I’m in the process of catching up.
The handouts from Dr. Oravitz should be the most helpful thing you have on the topic of sequences. I’ve posted them in my iLocker 112 folder (Common harmonic sequences, sequence repertoire) if you need to get another copy.
A few words about sequences to reinforce some key points.
Know the common sequence types by root movements.
- descending fifth
- Pachebel (descending fourth, ascending second, resulting in an overall descending third)
- 5 -6 exchange
- descending second 6 – 3
The descending second with 6 – 3 chords is the only sequence that is usually comprised of a one-harmony segment.

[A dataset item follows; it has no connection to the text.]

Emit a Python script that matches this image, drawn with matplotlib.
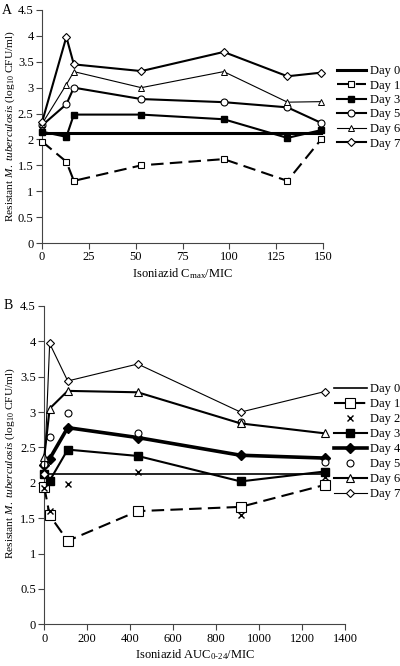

The Pachebel sequence is obviously a two-harmony segment, since the driving movement of the sequence is to descend by thirds. The third descent is why I refer to it as a descending fourth/ascending second sequence, rather than an ascending fifth/ascending second. The root movement is the same, but the latter way of describing it suggests the sequence ascends by sixths.
The descending fifth sequence is less obviously a two-harmony segment, but usually the melodic segment will traverse two harmonies to emphasize a descending second movement. For example, starting on i in c minor will give root movements of C – F, Bb – Eb, Ab – D, most likely moving to G (V) and breaking the sequence. Notice the descent comprising the first root of each pair of harmonies: C – Bb – Ab, followed by G. Creating a two-harmony segment allows for a melodic sequence with each segment a second below the previous one.
A descending fifth sequence using all seventh chords requires an alternation between complete and incomplete seventh chords. Upper voices move either by common tone or step-wise descent, with the root doubled in the incomplete seventh chords.
Inversions are always possible in a sequence. Using inversions doesn’t change the basic sequence type (classified by root movement, not bass movement), but it may change the voice leading. With descending fifth progressions of seventh chords, alternating between a root position seventh and a second inversion seventh (4 – 3 chord) allows for every chord to be complete AND have EVERY voice move either by common tone or descending second.